The tight standard deviation lines (pink arrows) squeeze out a big upside move for the chips this month. The tight bands in late September early October sent the SOX sharply south exacerbating the Q4 collapse in the broad stock market. Interestingly, note how SOX had topped out last March well ahead of the broad market. Recall that Keystone was explaining the sideways symmetrical triangle as it evolved,and resolved lower.

Chips bounce off the possie d bottom to begin the year (green lines). It's a rocket launch with traders tripping over each other to buy semiconductor stocks at the ask. A stutter-step occurs in February but the party continues this month. The indicators show negative divergence which will want to send the chips lower for several days forward. The upper band is violated so the middle band at 1366, and rising, is on the table.

If the SOX can squeeze out a new all-time record high, that may excite the robots enough to extend the top for a few more days, otherwise, a reversal in SOX will likely occur on this daily basis and price may seek that middle band for starters.

The daily chart above hints at a top for the SOX anytime over the next one to three days, then down for a few days, but a recovery then occurs back up to matching and higher highs, perhaps a new all-time high. SOX should come up again because of the long and strong RSI and MACD line on the SOX weekly chart.

However, other indicators such as the stochastics are overbot and negatively diverged on the weekly chart. With this current matching price high compared to a year ago (close enough for government work), the chart indicators on the weekly chart are all neggie d for that time period. Thus, there is near-term momentum but the chips may be running out of gas. A guess would be that SOX tops out on a weekly basis in April say early to mid-April.

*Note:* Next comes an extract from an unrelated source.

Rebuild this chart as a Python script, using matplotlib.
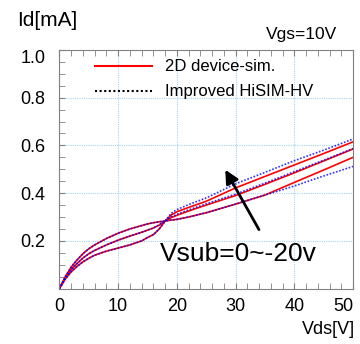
import matplotlib
matplotlib.use("Agg")
import matplotlib.pyplot as plt
from matplotlib.lines import Line2D
from matplotlib.ticker import MultipleLocator

plt.rcParams['font.family'] = ['Liberation Sans', 'DejaVu Sans']

# Vds [V]
vds = [0, 1, 2, 3, 4, 5, 6, 8, 10, 12, 14, 15, 16, 17, 18, 19, 20, 22, 25, 30, 35, 40, 45, 50]

# 2D device-sim. (red)  Vsub = 0, -10, -20
sim_0 = [0, 0.05, 0.09, 0.12, 0.146, 0.167, 0.183, 0.21, 0.232, 0.25, 0.264, 0.271, 0.276, 0.28,
         0.283, 0.287, 0.29, 0.3, 0.318, 0.354, 0.392, 0.445, 0.497, 0.55]
sim_10 = [0, 0.045, 0.08, 0.105, 0.128, 0.146, 0.16, 0.183, 0.203, 0.22, 0.236, 0.245, 0.254, 0.266,
          0.283, 0.297, 0.307, 0.325, 0.35, 0.39, 0.437, 0.485, 0.535, 0.585]
sim_20 = [0, 0.04, 0.07, 0.093, 0.112, 0.127, 0.14, 0.157, 0.17, 0.183, 0.2, 0.214, 0.226, 0.25,
          0.283, 0.308, 0.322, 0.34, 0.366, 0.422, 0.47, 0.518, 0.566, 0.615]

# Improved HiSIM-HV (blue dotted)
hisim_0 = [0, 0.05, 0.09, 0.12, 0.146, 0.167, 0.183, 0.21, 0.232, 0.25, 0.264, 0.271, 0.276, 0.28,
           0.283, 0.287, 0.29, 0.3, 0.318, 0.354, 0.392, 0.43, 0.472, 0.512]
hisim_10 = [0, 0.045, 0.08, 0.105, 0.128, 0.146, 0.16, 0.183, 0.203, 0.22, 0.236, 0.245, 0.254, 0.268,
            0.285, 0.3, 0.311, 0.33, 0.355, 0.396, 0.442, 0.49, 0.538, 0.587]
hisim_20 = [0, 0.04, 0.07, 0.093, 0.112, 0.127, 0.14, 0.157, 0.17, 0.183, 0.2, 0.214, 0.226, 0.25,
            0.283, 0.315, 0.331, 0.352, 0.38, 0.439, 0.487, 0.536, 0.58, 0.627]

fig = plt.figure(figsize=(3.6, 3.44), dpi=100)
ax = fig.add_axes([0.165, 0.161, 0.816, 0.694])

for y in [sim_0, sim_10, sim_20]:
    ax.plot(vds, y, color="red", lw=1.2)
for y in [hisim_0, hisim_10, hisim_20]:
    ax.plot(vds, y, color="blue", lw=1.2, ls=(0, (1, 1)), alpha=0.8)

ax.set_xlim(0, 50)
ax.set_ylim(0, 1.0)
ax.set_xticks([0, 10, 20, 30, 40, 50])
ax.set_yticks([0.2, 0.4, 0.6, 0.8, 1.0])
ax.set_yticklabels(["0.2", "0.4", "0.6", "0.8", "1.0"])
ax.xaxis.set_minor_locator(MultipleLocator(2))
ax.yaxis.set_minor_locator(MultipleLocator(0.05))
ax.tick_params(which="both", direction="in", top=True, right=False, length=4,
               color="gray", labelsize=13)
ax.tick_params(axis="x", pad=7)
ax.tick_params(axis="y", pad=10)
for s in ax.spines.values():
    s.set_color("gray")

# end labels sit inside the frame like in the original
ax.xaxis.get_major_ticks()[-1].label1.set_ha("right")
ax.yaxis.get_major_ticks()[-1].label1.set_va("top")

for v in [10, 20, 30, 40]:
    ax.axvline(v, color="#a8d4f0", lw=0.8, ls=(0, (1, 1)), zorder=0)
for v in [0.2, 0.4, 0.6, 0.8]:
    ax.axhline(v, color="#a8d4f0", lw=0.8, ls=(0, (1, 1)), zorder=0)

handles = [Line2D([], [], color="red", lw=1.5),
           Line2D([], [], color="black", lw=1.5, ls=(0, (1, 1.2)))]
ax.legend(handles, ["2D device-sim.", "Improved HiSIM-HV"], loc="upper left",
          bbox_to_anchor=(0.121, 0.96), frameon=False, fontsize=12,
          handlelength=3.4, handletextpad=0.8, labelspacing=0.6,
          borderpad=0, borderaxespad=0)

ax.annotate("", xy=(28.0, 0.508), xytext=(34.2, 0.237),
            arrowprops=dict(arrowstyle="-|>,head_length=0.8,head_width=0.4",
                            color="black", lw=2))
ax.text(17.1, 0.145, "Vsub=0~-20v", fontsize=19, va="center", ha="left")

fig.text(17 / 360, 1 - 21 / 344, "Id[mA]", fontsize=15, va="center", ha="left")
fig.text(337 / 360, 1 - 34 / 344, "Vgs=10V", fontsize=12.5, va="center", ha="right")
fig.text(355 / 360, 1 - 329 / 344, "Vds[V]", fontsize=13, va="center", ha="right")

fig.savefig("out.png", dpi=100)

This may be extended if the new all-time highs occur. Once the chips top out in April, they should trend lower for many weeks forward (it will be a high on a weekly basis). This year is hinting that the "Sell in May and Go Away" philosophy for the chips and the stock market may hold water. Keystone does not currently hold any chip positions long or short. This information is for educational and entertainment purposes only. Do not invest based on anything you read or view here. Consult your financial advisor before making any investment decision.

Note Added on Saturday Morning, 3/23/19: On Friday, the chips are down. The SOX retreats 41 points, -2.9%, to 1400. The new all-time highs will have to wait.